I was sitting in a traffic jam recently, surrounded by a crush of newer-model cars, when I spied an old bus crammed with commuters. They fought for space with scary-looking compressed natural gas tanks and an engine hatch noisily banging at every shunt forward.
My cab was hardly a Rolls Royce but it felt like it compared with that bus.
A speaker at last month’s Yangon Heritage Trust conference said the city’s planners faced a tough decision on transport, and in particular whether to promote either public or private transport. As I sat trying to count the number of passengers on the bus, which was surrounded by newly imported vehicles carrying at most two passengers, it felt that the choice had already been made: the winner was private transport.
But is this going to be a decision the regional and central governments regret? Would they, like me, start to wish they could wind back the clock to before September 2011, when they first announced the overage car import substitution program, and instead focus on public transport?
Since that day in September, car owners and buyers have been on a non-stop rollercoaster ride, with price rises and falls determined by new Directorate of Road Transport announcements. But one constant in the quickly changing automotive landscape has been the conditions faced by people catching the bus – rusty seats, cramped confines, shouting conductors and dangerous drivers. And despite the apparent privatisation of the circle train line, there seems to have been little progress on revitalising what could be the important first piece in Yangon’s mass transit jigsaw.
Nearly everybody likes cheaper cars, and there is a strong argument for making them even cheaper. But surely it would have been better to address the needs of the majority and fix the many flaws in the public transport network – if you could call it that – before embarking on a plan to help relatively wealthy private commuters.
The place to start must be the bus networks: In the past months the government has talked about establishing public companies to run the bus and taxi networks but I say there’s nothing wrong with the public sector running the bus lines, provided they are properly managed. Alternatively, conduct a transparent tender process and select one private local or foreign company to run the network. Set realistic targets – and price limits – and if the company doesn’t meet them, fine it or take the contract back and award it to another firm.

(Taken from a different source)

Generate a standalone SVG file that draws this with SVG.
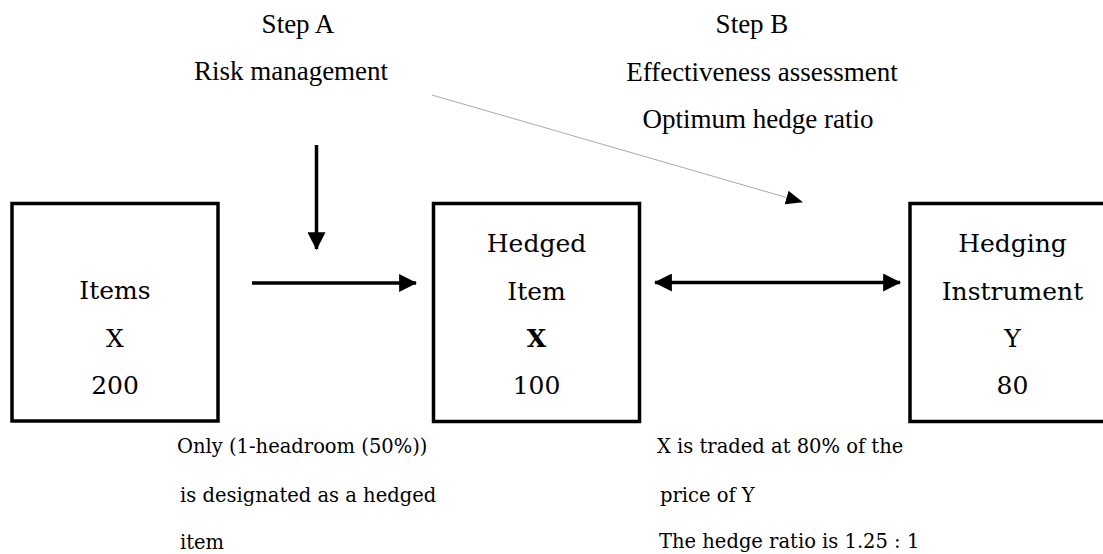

Private companies dominate public transport at present and it’s clear to anybody who has watched a rusting hulk shoot through a red light or overtake on the wrong side of the road that the system is not working. The other day I saw something that highlighted the insanity of the current system – a conductor emptying a jug of urine onto the road as the bus was stopped at a downtown intersection, presumably because the driver and/or conductor do not have time to stop for toilet breaks.
The problem is competition: all the buses are and racing each other for passengers and putting lives at risk.
No, I say put the bulk of the network back in public hands. That way transport authorities can remove the incentives to break the law and also ensure that only licensed and competent drivers will be at the wheel.
A network in public hands can also keep prices low, which should be a critical component of any public transport strategy. If low-income earners cannot afford to catch a bus or train then the plan will have demonstrably failed.